The company with its office in Kolkata had several financial transactions with Rao's wife and daughter.
Not that just the raids are significant, say officials, but certain information that have come out as a result of the raids are now being probed by the Kolkata Police authorities.
In an unprecedented face-off between the CBI and Kolkata Police, and Bengal chief minister Mamata Banerjee saying vendetta politics had led the team to reach Kumar's doorstep, this connection between the CBI and the Kolkata Police perhaps provides yet another interesting angle, The Bengal Story reported.
A section of Kolkata Police insiders who know about this probe against the private firm, allege that the raids and the subsequent probe may have led to the alacrity with which the central agency acted in the past few weeks over interrogating the city police commissioner Rajeev Kumar, which culminated in the way in which 40 CBI officers landed outside the commissioner's residence on Loudon Street. Some other officers however suggest that there is no connection between the two.
A Kolkata Police team had conducted raids a couple of months back in the offices of Angela Mercantiles Private Ltd (AMPL) in connection with a case of Bowbazar police station.
AMPL is a non-banking finance company (NBFC) with its registered office on 5 Clive Row (Dr Rajendra Prasad Sarani). Till October 2018, the registered office was in CA block of Salt Lake City, Sector-I. It was incorporated in February 1994.
It has earlier come to light, in newspaper reports that records maintained by the Registrar of Companies (RoC) indicate a series of financial transactions between Rao's wife M Sandhya and AMPL. She had borrowed Rs 25 lakh from AMPL in the financial year ending March 2011, and between financial years ending 2012 and 2014, M Sandhya gave loans amounting to Rs 1.14 crore to AMPL in three tranches — Rs 35.56 lakh in FY'12, Rs 38.27 lakh in FY'13 and Rs 40.29 lakh in FY'14.

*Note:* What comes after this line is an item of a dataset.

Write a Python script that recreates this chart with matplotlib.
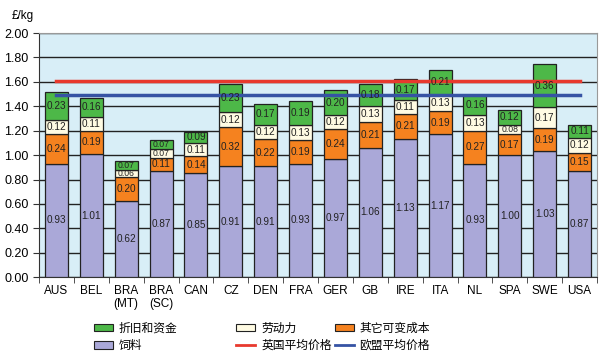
import matplotlib
matplotlib.use("Agg")
import matplotlib.pyplot as plt
import numpy as np
from matplotlib.patches import Patch
from matplotlib.lines import Line2D

plt.rcParams['font.family'] = ['Liberation Sans', 'Noto Sans CJK SC', 'DejaVu Sans']

categories = ["AUS", "BEL", "BRA\n(MT)", "BRA\n(SC)", "CAN", "CZ", "DEN", "FRA",
              "GER", "GB", "IRE", "ITA", "NL", "SPA", "SWE", "USA"]
feed = [0.93, 1.01, 0.62, 0.87, 0.85, 0.91, 0.91, 0.93, 0.97, 1.06, 1.13, 1.17, 0.93, 1.00, 1.03, 0.87]
other_var = [0.24, 0.19, 0.20, 0.11, 0.14, 0.32, 0.22, 0.19, 0.24, 0.21, 0.21, 0.19, 0.27, 0.17, 0.19, 0.15]
labour = [0.12, 0.11, 0.06, 0.07, 0.11, 0.12, 0.12, 0.13, 0.12, 0.13, 0.11, 0.13, 0.13, 0.08, 0.17, 0.12]
depr = [0.23, 0.16, 0.07, 0.07, 0.09, 0.23, 0.17, 0.19, 0.20, 0.18, 0.17, 0.21, 0.16, 0.12, 0.36, 0.11]
uk_avg = 1.61
eu_avg = 1.49

series = [
    ("饲料", feed, "#aaa8d8"),
    ("其它可变成本", other_var, "#f5821f"),
    ("劳动力", labour, "#fffbe3"),
    ("折旧和资金", depr, "#4db848"),
]

fig = plt.figure(figsize=(6.0, 3.59), dpi=100)
ax = fig.add_axes([0.065, 0.228, 0.93, 0.68])
ax.set_facecolor("#d8eef7")

x = np.arange(len(categories))
width = 0.66
bottom = np.zeros(len(categories))
for name, vals, col in series:
    vals = np.array(vals)
    ax.bar(x, vals, width, bottom=bottom, color=col, edgecolor="#222222", linewidth=0.9, zorder=3)
    for xi, b, v in zip(x, bottom, vals):
        fs = 7.2 if v >= 0.09 else 6.2
        ax.text(xi, b + v / 2, f"{v:.2f}", ha="center", va="center", fontsize=fs,
                color="#222222", zorder=5)
    bottom += vals

ax.plot([x[0], x[-1]], [uk_avg, uk_avg], color="#e8392e", lw=2.5, zorder=4)
ax.plot([x[0], x[-1]], [eu_avg, eu_avg], color="#3653a4", lw=2.5, zorder=4)

ax.set_ylim(0, 2.0)
ax.set_xlim(-0.5, len(categories) - 0.5)
ax.set_yticks(np.arange(0, 2.01, 0.2))
ax.set_yticklabels([f"{v:.2f}" for v in np.arange(0, 2.01, 0.2)], fontsize=9)
ax.yaxis.grid(True, color="#222222", linewidth=1.0, zorder=1)
ax.set_axisbelow(True)
ax.set_xticks(x)
ax.set_xticklabels(categories, fontsize=8.5, linespacing=1.1)
ax.tick_params(axis="x", length=0, pad=6)
ax.set_xticks(np.arange(-0.5, len(categories), 1.0), minor=True)
ax.tick_params(axis="x", which="minor", length=4, direction="out", color="#333333")
ax.tick_params(axis="y", length=4, direction="out", color="#333333")
for s in ["top", "right"]:
    ax.spines[s].set_color("#999999")
ax.spines["left"].set_color("#333333")
ax.spines["bottom"].set_color("#333333")

fig.text(0.02, 0.955, "£/kg", fontsize=8.5, va="center")

cjk = ['Noto Sans CJK SC', 'DejaVu Sans']
prop = {"family": cjk, "size": 8.5}
def mk_legend(handles, labels, xpos):
    lg = fig.legend(handles, labels, loc="upper left", bbox_to_anchor=(xpos, 0.12),
                    frameon=False, prop=prop, labelspacing=0.35, handlelength=1.6,
                    handleheight=0.6, handletextpad=0.5, borderpad=0)
    return lg

def patch(c):
    return Patch(facecolor=c, edgecolor="#222222", linewidth=0.8)

mk_legend([patch("#4db848"), patch("#aaa8d8")], ["折旧和资金", "饲料"], 0.147)
mk_legend([patch("#fffbe3"), Line2D([], [], color="#e8392e", lw=2)], ["劳动力", "英国平均价格"], 0.384)
mk_legend([patch("#f5821f"), Line2D([], [], color="#3653a4", lw=2)], ["其它可变成本", "欧盟平均价格"], 0.548)

fig.savefig("out.png", dpi=100)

Rao has earlier defended the financial transactions between his wife and the private firm with all relevant details.
However, Kolkata Police sources say that they found documents during the recent raids that show Rao's daughter received money from the company as salary.
It was found that during 2013-14 to 2015-16, "despite no operational address" (the Salt Lake Sector-I address is residential), the company paid Rs.14 lakh to her as salary, said an officer. In fact, Rs 4.5 lakh was paid on a single day in 2014 as salary of a full year, which the Kolkata Police sources observed as rather unusual.
Rao's daughter completed graduation in law in 2013 and is a resident of Odisha's Bhubaneswar. She started receiving Rs 40,000 per month as wages, for three years. Approximately Rs 14.1 lakh was paid as salary to her, though no details on her profile about her employment was found from the seized materials, say Kolkata Police sources.
She also received retainership fees of Rs 7.5 lakh from two companies one of which is under a Hyderabad-based group whose role was being probed by the CBI.
Several other observations were made by the Kolkata Police probe team including AMPL's dealings with B. Prabhakaran's (Balasubramanian Prabhakaran) company B.S. Minings Corporation Private Limited.